Experimentation Lightweight and practical. They care about shipping — "we ran an experiment, saw X, shipped Y." Less rigour, more product instinct.
System design Lighter and more conversational. They care less about FAANG-style depth and more about practical decision-making under constraints.
Key differentiator Move fast, make decisions under uncertainty, take ownership. Show evidence of all three — in that order.

Your Role

Which rounds matter most depends on what you're interviewing for.

ML Engineer

Building and deploying ML systems in production.

  • Primary ML System Design 2+ rounds. This is the core test.
  • Primary ML Coding 1–2 rounds. LeetCode + ML implementation.
  • Important Statistics & Experimentation 1 round at product companies. A/B design, metric sensitivity, experiment validity.
  • Lighter AI Systems Design 0–1 round. Relevant at AI-adjacent companies.
Focus

Nail system design depth first. Coding is table stakes — clean, efficient, explained. Senior ✦ signals in system design separate L5 from L6.

AI / LLM Engineer

Building LLM-powered products and infrastructure.

  • Primary AI Systems Design 2 rounds. This is your differentiator.
  • Primary ML System Design 1 round. Expect recommendation or ranking.
  • Important ML Coding LLM implementation focus — attention, tokenisation, fine-tuning loops.
  • Lighter Statistics & Experimentation 0–1 round. Focus on LLM evaluation design and A/B testing for model releases.
Focus

Lead with LLM architecture literacy. Know evaluation cold — hallucination, faithfulness, latency/cost tradeoffs. Safety thinking is a differentiator at Anthropic, OpenAI, DeepMind.

Data Scientist

Turning data into decisions and products.

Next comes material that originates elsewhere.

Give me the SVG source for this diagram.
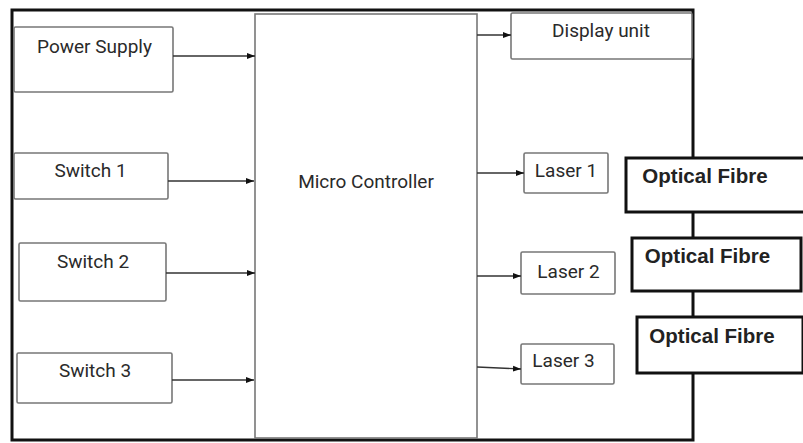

  • Primary Statistics & Experimentation The core DS test. A/B design, power analysis, causal inference, statistical pitfalls.
  • Primary ML Coding Python + SQL. Feature engineering, data manipulation, model implementation.
  • Important ML System Design Lighter version — data pipeline, metrics, experimentation design.
  • Lighter AI Systems Design 0–1 round at AI-focused DS roles. Evaluation framework and RAG quality design.
Focus

Experimentation fluency is non-negotiable. Connect every ML decision to a business metric. The DS candidate who speaks in p-values but can't connect to revenue or retention will not get an offer at L5+.

The Clock

A suggested sequence. Adjust to your loop date.

4 weeks out Deep Study
  • ML System Design: 1 system per day, all 5 phases. Use the Design Room.
  • ML Coding: 2 problems per day — fundamentals, not hard LeetCode yet.
  • Stats & Experimentation: master A/B design, power analysis, and causal inference fundamentals.
  • For AI roles: read 2–3 recent LLM papers relevant to the company.
2 weeks out Mock & Sharpen
  • Run 2–3 mock system design interviews (with a peer or AI).
  • AI Systems: deep dive on RAG, evaluation, agent patterns.
  • Experimentation: work through 2–3 case studies — metric design, validity threats, network effects.
  • Identify the 2–3 systems most likely for your target company. Drill those.
1 week out Review Mode
  • Quick-reference only — no new material.
  • Research your target company: recent blog posts, papers, product launches.
  • Review statistical pitfalls: p-hacking, Simpson's paradox, survivorship bias, Goodhart's Law.
  • One full mock interview with timed phases.
48 hours out Light Touch
  • Review Senior ✦ callouts for the 2 most likely systems.
  • Review your causal inference framework and A/B experiment validity checklist.
  • Prepare 3 thoughtful questions to ask the interviewer.
  • No new material. Sleep matters more than cramming.
Day of Execute
  • Re-read the interviewer prompt slowly. Clarify before designing.
  • State your two-stage / cascade / threshold approach in the first 2 minutes.
  • Name a Senior ✦ insight per phase. Don't wait to be asked.
  • Close with business impact. Always.